The magic number is stuck on 13, but if I told you in April that the Dodgers magic number would be 13 on Sept. 6, you would have been ecstatic. The Dodgers will rebound from this slump and win the division.

WHAT A COMEBACK: I posted on my Facebook page that Chick Hearn had put the UCLA game in the refrigerator when the Bruins trailed 38-10 in the second quarter Sept. 3. No way did I see that comeback coming.

Credit the Bruins for not quitting while scoring the second greatest come-from-behind win in NCAA major football history. Quarterback Josh Rosen was outstanding down the stretch, throwing for 289 yards and four touchdowns in the fourth quarter alone.

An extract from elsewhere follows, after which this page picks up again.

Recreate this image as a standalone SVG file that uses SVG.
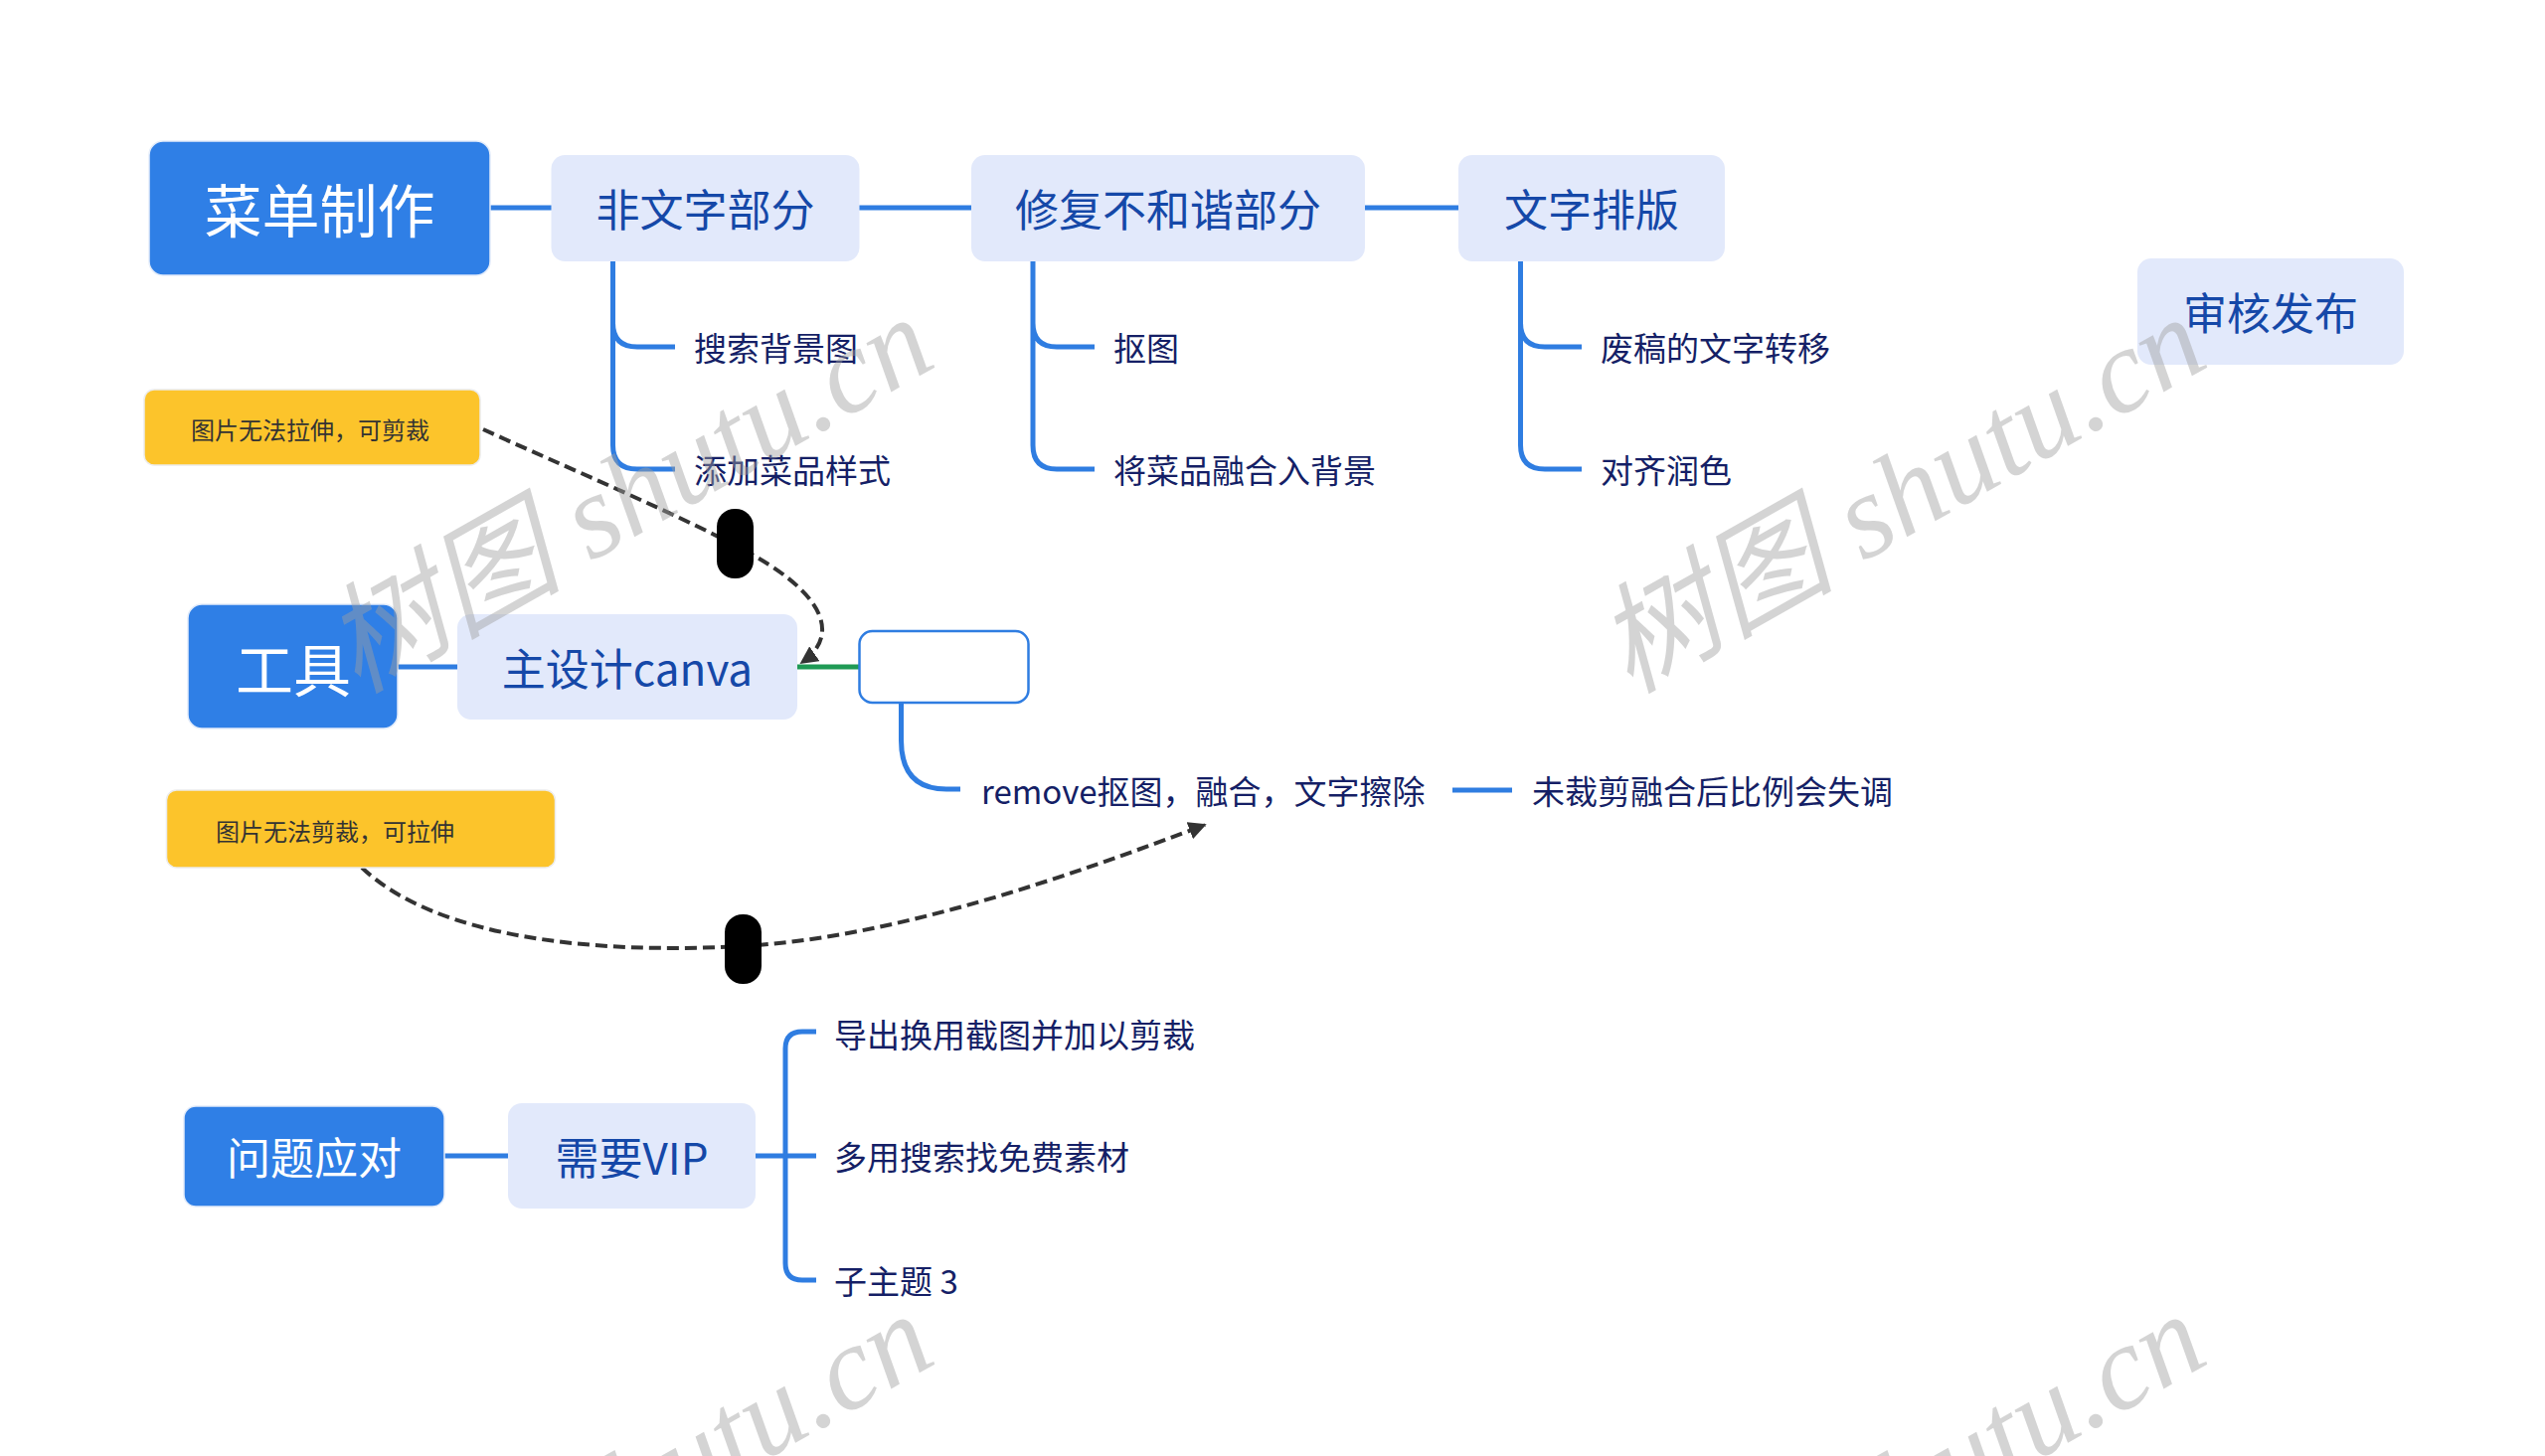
<svg xmlns="http://www.w3.org/2000/svg" width="2560" height="1465" viewBox="0 0 2560 1465">
<style>
.t{font-family:"Noto Sans CJK SC","Noto Sans",sans-serif;dominant-baseline:central}
.root rect{fill:#2f7fe6;stroke:#e3ecfa;stroke-width:1.5}
.root text{fill:#ffffff;text-anchor:middle}
.sub rect{fill:#e2e9fb}
.sub text{fill:#1548a8;font-size:44px;text-anchor:middle}
.leaf text{fill:#151f66;font-size:33px}
.note rect{fill:#fcc42b;stroke:#ececec;stroke-width:1.5}
.note text{fill:#333333;font-size:24px}
.ln{fill:none;stroke:#2f7de1;stroke-width:5;stroke-linecap:butt}
.dash{fill:none;stroke:#333333;stroke-width:4;stroke-dasharray:12 6}
.pill{fill:#000000}
.wm{font-family:"Liberation Serif","Noto Sans CJK SC",serif;font-style:italic;font-size:120px;fill:#a0a0a0;fill-opacity:0.45;text-anchor:end}
</style>
<defs>
<marker id="arr" viewBox="0 0 10 10" refX="9" refY="5" markerWidth="18" markerHeight="18" markerUnits="userSpaceOnUse" orient="auto">
<path d="M0,0 L10,5 L0,10 z" fill="#333333"/>
</marker>
</defs>
<rect width="2560" height="1465" fill="#ffffff"/>

<g id="connectors">
<path class="ln" d="M493 209 H555 M864 209 H977 M1373 209 H1467"/>
<path class="ln" d="M616.5 262 V448 Q616.5 472 641 472 H679 M616.5 325 Q616.5 349 641 349 H679"/>
<path class="ln" d="M1039 262 V448 Q1039 472 1063 472 H1101 M1039 325 Q1039 349 1063 349 H1101"/>
<path class="ln" d="M1529.5 262 V448 Q1529.5 472 1554 472 H1591 M1529.5 325 Q1529.5 349 1554 349 H1591"/>
<path class="ln" d="M400 671 H461"/>
<path d="M802 671 H864" fill="none" stroke="#1f9a55" stroke-width="5"/>
<path class="ln" d="M906.5 707 V745 Q906.5 794 952 794 H966"/>
<path class="ln" d="M1461 795 H1521"/>
<path class="ln" d="M447 1163 H511 M760 1163 H821 M821 1038 H807 Q790 1038 790 1055 V1271 Q790 1288 807 1288 H821"/>
<path class="dash" d="M486 432 C560 466 700 525 760 560 C830 600 845 640 806 667" marker-end="url(#arr)"/>
<path class="dash" d="M364 873 C440 945 600 960 746 952 C900 944 1080 880 1212 830" marker-end="url(#arr)"/>
<rect class="pill" x="721" y="512" width="37" height="70" rx="18"/>
<rect class="pill" x="729" y="920" width="37" height="70" rx="18"/>
</g>

<g id="n-menu" class="root"><rect x="150" y="142" width="343" height="135" rx="14"/><text class="t" x="321.5" y="209" font-size="58">菜单制作</text></g>
<g id="n-nontext" class="sub"><rect x="554.5" y="156" width="310" height="107" rx="14"/><text class="t" x="709.5" y="209">非文字部分</text></g>
<g id="n-fix" class="sub"><rect x="977" y="156" width="396" height="107" rx="14"/><text class="t" x="1175" y="209">修复不和谐部分</text></g>
<g id="n-typeset" class="sub"><rect x="1467" y="156" width="268" height="107" rx="14"/><text class="t" x="1601" y="209">文字排版</text></g>
<g id="n-review" class="sub"><rect x="2150" y="260" width="268" height="107" rx="14"/><text class="t" x="2284" y="313">审核发布</text></g>

<g id="n-bg" class="leaf"><text class="t" x="698" y="349">搜索背景图</text></g>
<g id="n-style" class="leaf"><text class="t" x="698" y="472">添加菜品样式</text></g>
<g id="n-cut" class="leaf"><text class="t" x="1120" y="349">抠图</text></g>
<g id="n-merge" class="leaf"><text class="t" x="1120" y="472">将菜品融合入背景</text></g>
<g id="n-move" class="leaf"><text class="t" x="1610" y="349">废稿的文字转移</text></g>
<g id="n-align" class="leaf"><text class="t" x="1610" y="472">对齐润色</text></g>

<g id="n-note1" class="note"><rect x="145" y="392" width="338" height="76" rx="10"/><text class="t" x="192" y="431">图片无法拉伸，可剪裁</text></g>

<g id="n-tools" class="root"><rect x="189" y="608" width="211" height="125" rx="14"/><text class="t" x="295" y="671" font-size="58">工具</text></g>
<g id="n-canva" class="sub"><rect x="460" y="618" width="342" height="106" rx="14"/><text class="t" x="631" y="671">主设计canva</text></g>
<g id="n-empty"><rect x="864.5" y="635" width="170" height="72" rx="13" fill="#ffffff" stroke="#2f7de1" stroke-width="2.5"/></g>
<g id="n-remove" class="leaf"><text class="t" x="987" y="795">remove抠图，融合，文字擦除</text></g>
<g id="n-ratio" class="leaf"><text class="t" x="1541" y="795">未裁剪融合后比例会失调</text></g>

<g id="n-note2" class="note"><rect x="167.5" y="795" width="391" height="78" rx="10"/><text class="t" x="217" y="835">图片无法剪裁，可拉伸</text></g>

<g id="n-issue" class="root"><rect x="185" y="1113" width="262" height="101" rx="12"/><text class="t" x="316" y="1163" font-size="44">问题应对</text></g>
<g id="n-vip" class="sub"><rect x="511" y="1110" width="249" height="106" rx="14"/><text class="t" x="635.5" y="1163">需要VIP</text></g>
<g id="n-export" class="leaf"><text class="t" x="839" y="1040">导出换用截图并加以剪裁</text></g>
<g id="n-free" class="leaf"><text class="t" x="839" y="1163">多用搜索找免费素材</text></g>
<g id="n-sub3" class="leaf"><text class="t" x="839" y="1288">子主题 3</text></g>

<g id="watermarks">
<text class="wm" transform="translate(945 367) rotate(-29.5)">树图 shutu.cn</text>
<text class="wm" transform="translate(2225 367) rotate(-29.5)">树图 shutu.cn</text>
<text class="wm" transform="translate(945 1370) rotate(-29.5)">树图 shutu.cn</text>
<text class="wm" transform="translate(2225 1370) rotate(-29.5)">树图 shutu.cn</text>
</g>
</svg>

Rosen inserted himself back in the Heisman Trophy race with that performance and gave Bruins fans something to remember forever.

The Bruins might exceed expectations this year. They host Hawaii at the Rose Bowl at 2:15 p.m. Sept. 9.

TROJAN QUESTIONS: A friend of mine was highly critical of our other Southern California college football team after its opening performance.

The USC Trojans opened with a 49-31 win over Western Michigan. Who is Western Michigan, you ask?

They play in the Mid American Conference, which they dominated last season on their way to a 13-1 record. The only blemish was a 24-16 loss to Wisconsin in the Cotton Bowl.

The Trojans were favored by 28 points, but opening week point spreads are notoriously shaky.

We will find out much more what the Trojans have this season after they face Stanford Sept. 9.

WHAT AN UPSET: Speaking of shaky point spreads, the University of Nevada at Las Vegas was a 45-point favorite to Howard University Sept. 2 in Las Vegas.

Howard won, 43-40, in what is considered the biggest upset ever in college football.

Howard is a historically black college in Washington, D.C., that has a rabid Los Angeles alumni chapter, many of whom traveled to Las Vegas for the game.

Going back 50 years, when southern universities were still segregated for the most part, HBCUs provided many top-notch football players a path to the NFL.

The Rams Deacon Jones played at South Carolina State, Grambling State turned out Green Bay Packers defensive end Willie Davis, Kansas City Chiefs defensive tackle Buck Buchanan and Oakland Raiders defensive back Willie Brown.

More modern players like Jerry Rice (Mississippi Valley State) and Mike Strahan (Texas Southern) also played at HBCUs.

In all, 29 members of the NFL Hall of Fame played at HBCUs. It was nice to see Howard put HBCUs back on the map, if only for one week.